[Start of COLLECTED MATERIAL]
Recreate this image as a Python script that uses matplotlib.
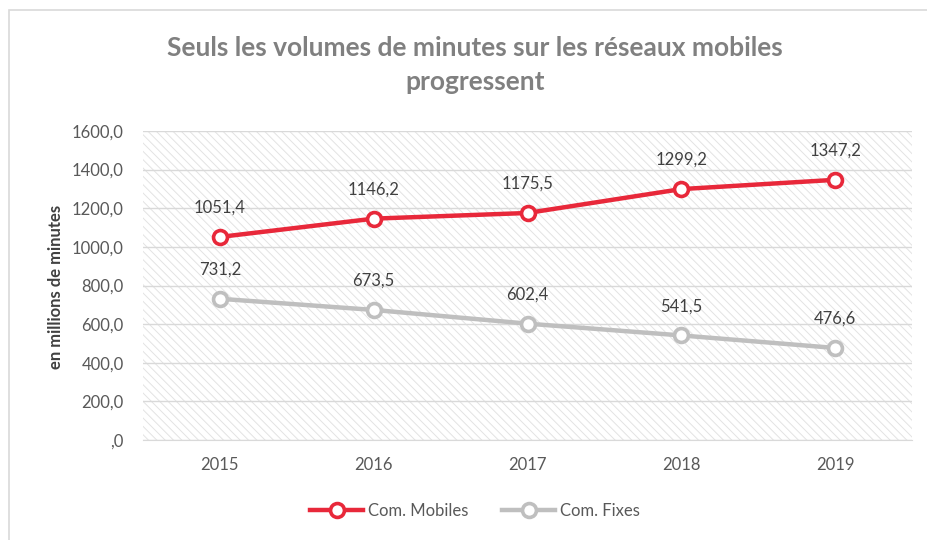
import matplotlib.pyplot as plt
from matplotlib.patches import Rectangle

# data
annees = ["2015", "2016", "2017", "2018", "2019"]
mobiles = [1051.4, 1146.2, 1175.5, 1299.2, 1347.2]
fixes = [731.2, 673.5, 602.4, 541.5, 476.6]
yticks = [0, 200, 400, 600, 800, 1000, 1200, 1400, 1600]

plt.rcParams['font.family'] = ['Lato', 'DejaVu Sans']
plt.rcParams['hatch.linewidth'] = 0.7
plt.rcParams['hatch.color'] = "#e3e3e3"

rouge = "#E8283A"
gris = "#BFBFBF"
texte = "#595959"

fig = plt.figure(figsize=(9.28, 5.4), dpi=100)
ax = fig.add_axes([143/928, 1-440/540, (912-143)/928, (440-131)/540])

# hatched background of the plot area
ax.add_patch(Rectangle((0, 0), 1, 1, transform=ax.transAxes, facecolor="white",
                       edgecolor="#e3e3e3", hatch="\\\\\\\\", linewidth=0, zorder=0))

x = list(range(len(annees)))
ax.plot(x, mobiles, color=rouge, lw=3.2, marker="o", ms=10, mfc="white",
        mec=rouge, mew=2.6, label="Com. Mobiles", zorder=4)
ax.plot(x, fixes, color=gris, lw=3.2, marker="o", ms=10, mfc="white",
        mec=gris, mew=2.6, label="Com. Fixes", zorder=4)

for xi, v in zip(x, mobiles):
    ax.annotate(f"{v:.1f}".replace(".", ","), (xi, v), xytext=(0, 21),
                textcoords="offset points", ha="center", va="center",
                fontsize=12, color="#404040")
for xi, v in zip(x, fixes):
    ax.annotate(f"{v:.1f}".replace(".", ","), (xi, v), xytext=(0, 21),
                textcoords="offset points", ha="center", va="center",
                fontsize=12, color="#404040")

ax.set_xlim(-0.5, 4.5)
ax.set_ylim(0, 1600)
ax.set_yticks(yticks)
ax.set_yticklabels([f"{t:.1f}".replace(".", ",") if t else ",0" for t in yticks])
ax.set_xticks(x)
ax.set_xticklabels(annees)
ax.tick_params(length=0, labelsize=12, labelcolor=texte)
ax.tick_params(axis="y", pad=14)
ax.tick_params(axis="x", pad=12)
ax.grid(axis="y", color="#d9d9d9", lw=1)
ax.set_axisbelow(True)
for s in ["top", "right", "left"]:
    ax.spines[s].set_visible(False)
ax.spines["bottom"].set_color("#d9d9d9")

fig.text(56/928, 1-287/540, "en millions de minutes", rotation=90, ha="center",
         va="center", fontsize=12, fontweight="bold", color="#404040")

fig.text(475/928, 1-65/540, "Seuls les volumes de minutes sur les réseaux mobiles\nprogressent",
         ha="center", va="center", fontsize=19, fontweight="bold", color="#808080",
         linespacing=1.45)

leg = fig.legend(loc="center", bbox_to_anchor=(475/928, 1-511/540), ncol=2,
                 frameon=False, fontsize=12, handlelength=3.2, columnspacing=2.0,
                 handletextpad=0.3)
for t in leg.get_texts():
    t.set_color(texte)

# border round the whole chart
fig.patches.append(Rectangle((9/928, -0.05), 1.1, 1-10/540+0.05, transform=fig.transFigure,
                             fill=False, edgecolor="#d9d9d9", lw=1.2))

fig.savefig("out.png", dpi=100)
[End of COLLECTED MATERIAL]
Except for the pictures, reproduce every line exactly.

◆ ANSWER TO THE TASK ◆
Recreate this image as a Python script that uses matplotlib.
import matplotlib.pyplot as plt
from matplotlib.patches import Rectangle

# data
annees = ["2015", "2016", "2017", "2018", "2019"]
mobiles = [1051.4, 1146.2, 1175.5, 1299.2, 1347.2]
fixes = [731.2, 673.5, 602.4, 541.5, 476.6]
yticks = [0, 200, 400, 600, 800, 1000, 1200, 1400, 1600]

plt.rcParams['font.family'] = ['Lato', 'DejaVu Sans']
plt.rcParams['hatch.linewidth'] = 0.7
plt.rcParams['hatch.color'] = "#e3e3e3"

rouge = "#E8283A"
gris = "#BFBFBF"
texte = "#595959"

fig = plt.figure(figsize=(9.28, 5.4), dpi=100)
ax = fig.add_axes([143/928, 1-440/540, (912-143)/928, (440-131)/540])

# hatched background of the plot area
ax.add_patch(Rectangle((0, 0), 1, 1, transform=ax.transAxes, facecolor="white",
                       edgecolor="#e3e3e3", hatch="\\\\\\\\", linewidth=0, zorder=0))

x = list(range(len(annees)))
ax.plot(x, mobiles, color=rouge, lw=3.2, marker="o", ms=10, mfc="white",
        mec=rouge, mew=2.6, label="Com. Mobiles", zorder=4)
ax.plot(x, fixes, color=gris, lw=3.2, marker="o", ms=10, mfc="white",
        mec=gris, mew=2.6, label="Com. Fixes", zorder=4)

for xi, v in zip(x, mobiles):
    ax.annotate(f"{v:.1f}".replace(".", ","), (xi, v), xytext=(0, 21),
                textcoords="offset points", ha="center", va="center",
                fontsize=12, color="#404040")
for xi, v in zip(x, fixes):
    ax.annotate(f"{v:.1f}".replace(".", ","), (xi, v), xytext=(0, 21),
                textcoords="offset points", ha="center", va="center",
                fontsize=12, color="#404040")

ax.set_xlim(-0.5, 4.5)
ax.set_ylim(0, 1600)
ax.set_yticks(yticks)
ax.set_yticklabels([f"{t:.1f}".replace(".", ",") if t else ",0" for t in yticks])
ax.set_xticks(x)
ax.set_xticklabels(annees)
ax.tick_params(length=0, labelsize=12, labelcolor=texte)
ax.tick_params(axis="y", pad=14)
ax.tick_params(axis="x", pad=12)
ax.grid(axis="y", color="#d9d9d9", lw=1)
ax.set_axisbelow(True)
for s in ["top", "right", "left"]:
    ax.spines[s].set_visible(False)
ax.spines["bottom"].set_color("#d9d9d9")

fig.text(56/928, 1-287/540, "en millions de minutes", rotation=90, ha="center",
         va="center", fontsize=12, fontweight="bold", color="#404040")

fig.text(475/928, 1-65/540, "Seuls les volumes de minutes sur les réseaux mobiles\nprogressent",
         ha="center", va="center", fontsize=19, fontweight="bold", color="#808080",
         linespacing=1.45)

leg = fig.legend(loc="center", bbox_to_anchor=(475/928, 1-511/540), ncol=2,
                 frameon=False, fontsize=12, handlelength=3.2, columnspacing=2.0,
                 handletextpad=0.3)
for t in leg.get_texts():
    t.set_color(texte)

# border round the whole chart
fig.patches.append(Rectangle((9/928, -0.05), 1.1, 1-10/540+0.05, transform=fig.transFigure,
                             fill=False, edgecolor="#d9d9d9", lw=1.2))

fig.savefig("out.png", dpi=100)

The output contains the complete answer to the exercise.